Written exercise —
Images are excluded; otherwise, output every record exactly.

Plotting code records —
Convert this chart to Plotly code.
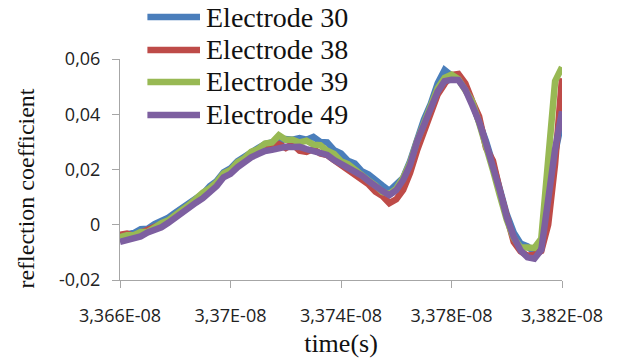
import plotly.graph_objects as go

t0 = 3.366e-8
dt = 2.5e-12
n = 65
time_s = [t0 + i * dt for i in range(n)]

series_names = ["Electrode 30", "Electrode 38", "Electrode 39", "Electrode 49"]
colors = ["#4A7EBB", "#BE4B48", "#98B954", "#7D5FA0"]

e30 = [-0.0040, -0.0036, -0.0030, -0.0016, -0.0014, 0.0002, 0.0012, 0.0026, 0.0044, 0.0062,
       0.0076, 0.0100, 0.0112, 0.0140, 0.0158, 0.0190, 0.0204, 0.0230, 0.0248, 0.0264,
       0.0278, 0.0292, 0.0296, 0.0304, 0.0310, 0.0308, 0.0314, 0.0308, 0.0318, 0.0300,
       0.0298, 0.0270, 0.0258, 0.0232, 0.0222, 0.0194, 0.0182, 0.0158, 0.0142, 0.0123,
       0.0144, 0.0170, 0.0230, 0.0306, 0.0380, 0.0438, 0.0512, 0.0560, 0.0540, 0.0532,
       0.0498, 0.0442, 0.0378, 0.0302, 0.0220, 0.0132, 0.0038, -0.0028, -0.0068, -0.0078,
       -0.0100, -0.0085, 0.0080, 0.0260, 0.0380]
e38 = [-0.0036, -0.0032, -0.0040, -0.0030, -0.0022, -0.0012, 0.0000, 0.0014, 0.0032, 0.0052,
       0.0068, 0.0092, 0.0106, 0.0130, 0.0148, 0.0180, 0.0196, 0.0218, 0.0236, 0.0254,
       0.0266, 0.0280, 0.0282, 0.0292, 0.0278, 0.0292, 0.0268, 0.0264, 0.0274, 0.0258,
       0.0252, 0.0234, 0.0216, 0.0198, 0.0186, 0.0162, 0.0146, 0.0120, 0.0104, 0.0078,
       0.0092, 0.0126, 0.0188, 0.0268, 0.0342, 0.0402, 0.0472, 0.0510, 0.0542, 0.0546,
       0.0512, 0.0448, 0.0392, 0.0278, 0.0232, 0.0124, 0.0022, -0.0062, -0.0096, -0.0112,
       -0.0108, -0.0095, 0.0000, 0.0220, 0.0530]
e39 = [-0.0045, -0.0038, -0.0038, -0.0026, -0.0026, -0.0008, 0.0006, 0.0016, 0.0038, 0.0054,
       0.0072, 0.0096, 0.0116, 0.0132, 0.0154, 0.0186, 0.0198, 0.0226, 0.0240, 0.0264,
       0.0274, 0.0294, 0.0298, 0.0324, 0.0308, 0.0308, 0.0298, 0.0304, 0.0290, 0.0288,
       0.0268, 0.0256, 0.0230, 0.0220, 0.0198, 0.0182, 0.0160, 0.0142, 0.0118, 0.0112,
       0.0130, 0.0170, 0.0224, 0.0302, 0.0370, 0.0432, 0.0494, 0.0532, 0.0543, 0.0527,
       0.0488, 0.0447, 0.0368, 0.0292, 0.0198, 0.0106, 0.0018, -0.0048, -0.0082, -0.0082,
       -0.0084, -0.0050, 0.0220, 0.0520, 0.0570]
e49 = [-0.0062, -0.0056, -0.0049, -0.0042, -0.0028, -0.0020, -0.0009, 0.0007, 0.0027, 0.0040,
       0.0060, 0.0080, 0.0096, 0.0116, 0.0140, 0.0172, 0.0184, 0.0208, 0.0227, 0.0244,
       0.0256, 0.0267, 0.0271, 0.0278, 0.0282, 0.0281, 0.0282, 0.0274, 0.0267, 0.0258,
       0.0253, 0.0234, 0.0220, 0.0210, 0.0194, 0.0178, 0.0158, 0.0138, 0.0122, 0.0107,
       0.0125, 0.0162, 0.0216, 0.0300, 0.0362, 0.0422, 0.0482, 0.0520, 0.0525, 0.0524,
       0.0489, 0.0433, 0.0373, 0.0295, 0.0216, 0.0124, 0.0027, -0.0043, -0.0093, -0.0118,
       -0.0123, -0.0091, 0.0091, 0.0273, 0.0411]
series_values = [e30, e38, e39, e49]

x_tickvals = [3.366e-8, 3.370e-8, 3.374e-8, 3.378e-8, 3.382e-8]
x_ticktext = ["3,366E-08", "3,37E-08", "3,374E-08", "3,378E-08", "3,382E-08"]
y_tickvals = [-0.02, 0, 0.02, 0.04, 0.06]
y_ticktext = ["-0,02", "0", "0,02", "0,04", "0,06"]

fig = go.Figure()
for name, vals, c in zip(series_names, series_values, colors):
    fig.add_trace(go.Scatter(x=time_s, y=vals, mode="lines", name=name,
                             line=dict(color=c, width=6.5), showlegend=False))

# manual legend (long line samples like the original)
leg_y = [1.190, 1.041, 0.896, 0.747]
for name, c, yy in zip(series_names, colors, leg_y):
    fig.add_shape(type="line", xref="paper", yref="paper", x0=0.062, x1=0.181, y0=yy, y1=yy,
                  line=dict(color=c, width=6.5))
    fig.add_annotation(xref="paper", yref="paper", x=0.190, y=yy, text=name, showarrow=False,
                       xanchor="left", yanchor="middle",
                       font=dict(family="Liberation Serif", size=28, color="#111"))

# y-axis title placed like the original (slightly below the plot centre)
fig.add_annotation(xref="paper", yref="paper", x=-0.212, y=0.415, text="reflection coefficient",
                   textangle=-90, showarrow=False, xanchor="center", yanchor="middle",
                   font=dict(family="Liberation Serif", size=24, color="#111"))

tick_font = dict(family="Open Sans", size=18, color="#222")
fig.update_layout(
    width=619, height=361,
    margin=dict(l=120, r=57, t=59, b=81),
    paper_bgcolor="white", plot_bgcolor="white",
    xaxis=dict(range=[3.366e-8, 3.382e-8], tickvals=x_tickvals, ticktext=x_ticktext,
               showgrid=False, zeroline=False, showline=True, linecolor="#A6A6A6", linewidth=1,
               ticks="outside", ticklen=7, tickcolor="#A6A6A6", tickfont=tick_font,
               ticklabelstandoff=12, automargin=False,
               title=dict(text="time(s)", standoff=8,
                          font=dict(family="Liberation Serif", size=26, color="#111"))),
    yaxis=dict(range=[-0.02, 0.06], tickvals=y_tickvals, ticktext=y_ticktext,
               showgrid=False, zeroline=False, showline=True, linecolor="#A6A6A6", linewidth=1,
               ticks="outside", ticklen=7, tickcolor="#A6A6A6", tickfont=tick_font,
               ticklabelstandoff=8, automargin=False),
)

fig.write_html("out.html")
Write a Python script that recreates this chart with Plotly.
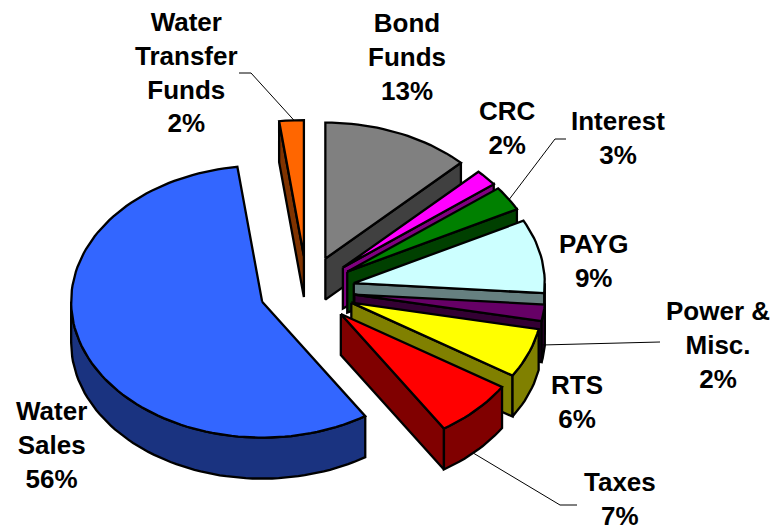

Solution for this task —
Convert this chart to Plotly code.
import plotly.graph_objects as go

t0 = 3.366e-8
dt = 2.5e-12
n = 65
time_s = [t0 + i * dt for i in range(n)]

series_names = ["Electrode 30", "Electrode 38", "Electrode 39", "Electrode 49"]
colors = ["#4A7EBB", "#BE4B48", "#98B954", "#7D5FA0"]

e30 = [-0.0040, -0.0036, -0.0030, -0.0016, -0.0014, 0.0002, 0.0012, 0.0026, 0.0044, 0.0062,
       0.0076, 0.0100, 0.0112, 0.0140, 0.0158, 0.0190, 0.0204, 0.0230, 0.0248, 0.0264,
       0.0278, 0.0292, 0.0296, 0.0304, 0.0310, 0.0308, 0.0314, 0.0308, 0.0318, 0.0300,
       0.0298, 0.0270, 0.0258, 0.0232, 0.0222, 0.0194, 0.0182, 0.0158, 0.0142, 0.0123,
       0.0144, 0.0170, 0.0230, 0.0306, 0.0380, 0.0438, 0.0512, 0.0560, 0.0540, 0.0532,
       0.0498, 0.0442, 0.0378, 0.0302, 0.0220, 0.0132, 0.0038, -0.0028, -0.0068, -0.0078,
       -0.0100, -0.0085, 0.0080, 0.0260, 0.0380]
e38 = [-0.0036, -0.0032, -0.0040, -0.0030, -0.0022, -0.0012, 0.0000, 0.0014, 0.0032, 0.0052,
       0.0068, 0.0092, 0.0106, 0.0130, 0.0148, 0.0180, 0.0196, 0.0218, 0.0236, 0.0254,
       0.0266, 0.0280, 0.0282, 0.0292, 0.0278, 0.0292, 0.0268, 0.0264, 0.0274, 0.0258,
       0.0252, 0.0234, 0.0216, 0.0198, 0.0186, 0.0162, 0.0146, 0.0120, 0.0104, 0.0078,
       0.0092, 0.0126, 0.0188, 0.0268, 0.0342, 0.0402, 0.0472, 0.0510, 0.0542, 0.0546,
       0.0512, 0.0448, 0.0392, 0.0278, 0.0232, 0.0124, 0.0022, -0.0062, -0.0096, -0.0112,
       -0.0108, -0.0095, 0.0000, 0.0220, 0.0530]
e39 = [-0.0045, -0.0038, -0.0038, -0.0026, -0.0026, -0.0008, 0.0006, 0.0016, 0.0038, 0.0054,
       0.0072, 0.0096, 0.0116, 0.0132, 0.0154, 0.0186, 0.0198, 0.0226, 0.0240, 0.0264,
       0.0274, 0.0294, 0.0298, 0.0324, 0.0308, 0.0308, 0.0298, 0.0304, 0.0290, 0.0288,
       0.0268, 0.0256, 0.0230, 0.0220, 0.0198, 0.0182, 0.0160, 0.0142, 0.0118, 0.0112,
       0.0130, 0.0170, 0.0224, 0.0302, 0.0370, 0.0432, 0.0494, 0.0532, 0.0543, 0.0527,
       0.0488, 0.0447, 0.0368, 0.0292, 0.0198, 0.0106, 0.0018, -0.0048, -0.0082, -0.0082,
       -0.0084, -0.0050, 0.0220, 0.0520, 0.0570]
e49 = [-0.0062, -0.0056, -0.0049, -0.0042, -0.0028, -0.0020, -0.0009, 0.0007, 0.0027, 0.0040,
       0.0060, 0.0080, 0.0096, 0.0116, 0.0140, 0.0172, 0.0184, 0.0208, 0.0227, 0.0244,
       0.0256, 0.0267, 0.0271, 0.0278, 0.0282, 0.0281, 0.0282, 0.0274, 0.0267, 0.0258,
       0.0253, 0.0234, 0.0220, 0.0210, 0.0194, 0.0178, 0.0158, 0.0138, 0.0122, 0.0107,
       0.0125, 0.0162, 0.0216, 0.0300, 0.0362, 0.0422, 0.0482, 0.0520, 0.0525, 0.0524,
       0.0489, 0.0433, 0.0373, 0.0295, 0.0216, 0.0124, 0.0027, -0.0043, -0.0093, -0.0118,
       -0.0123, -0.0091, 0.0091, 0.0273, 0.0411]
series_values = [e30, e38, e39, e49]

x_tickvals = [3.366e-8, 3.370e-8, 3.374e-8, 3.378e-8, 3.382e-8]
x_ticktext = ["3,366E-08", "3,37E-08", "3,374E-08", "3,378E-08", "3,382E-08"]
y_tickvals = [-0.02, 0, 0.02, 0.04, 0.06]
y_ticktext = ["-0,02", "0", "0,02", "0,04", "0,06"]

fig = go.Figure()
for name, vals, c in zip(series_names, series_values, colors):
    fig.add_trace(go.Scatter(x=time_s, y=vals, mode="lines", name=name,
                             line=dict(color=c, width=6.5), showlegend=False))

# manual legend (long line samples like the original)
leg_y = [1.190, 1.041, 0.896, 0.747]
for name, c, yy in zip(series_names, colors, leg_y):
    fig.add_shape(type="line", xref="paper", yref="paper", x0=0.062, x1=0.181, y0=yy, y1=yy,
                  line=dict(color=c, width=6.5))
    fig.add_annotation(xref="paper", yref="paper", x=0.190, y=yy, text=name, showarrow=False,
                       xanchor="left", yanchor="middle",
                       font=dict(family="Liberation Serif", size=28, color="#111"))

# y-axis title placed like the original (slightly below the plot centre)
fig.add_annotation(xref="paper", yref="paper", x=-0.212, y=0.415, text="reflection coefficient",
                   textangle=-90, showarrow=False, xanchor="center", yanchor="middle",
                   font=dict(family="Liberation Serif", size=24, color="#111"))

tick_font = dict(family="Open Sans", size=18, color="#222")
fig.update_layout(
    width=619, height=361,
    margin=dict(l=120, r=57, t=59, b=81),
    paper_bgcolor="white", plot_bgcolor="white",
    xaxis=dict(range=[3.366e-8, 3.382e-8], tickvals=x_tickvals, ticktext=x_ticktext,
               showgrid=False, zeroline=False, showline=True, linecolor="#A6A6A6", linewidth=1,
               ticks="outside", ticklen=7, tickcolor="#A6A6A6", tickfont=tick_font,
               ticklabelstandoff=12, automargin=False,
               title=dict(text="time(s)", standoff=8,
                          font=dict(family="Liberation Serif", size=26, color="#111"))),
    yaxis=dict(range=[-0.02, 0.06], tickvals=y_tickvals, ticktext=y_ticktext,
               showgrid=False, zeroline=False, showline=True, linecolor="#A6A6A6", linewidth=1,
               ticks="outside", ticklen=7, tickcolor="#A6A6A6", tickfont=tick_font,
               ticklabelstandoff=8, automargin=False),
)

fig.write_html("out.html")
Write a Python script that recreates this chart with Plotly.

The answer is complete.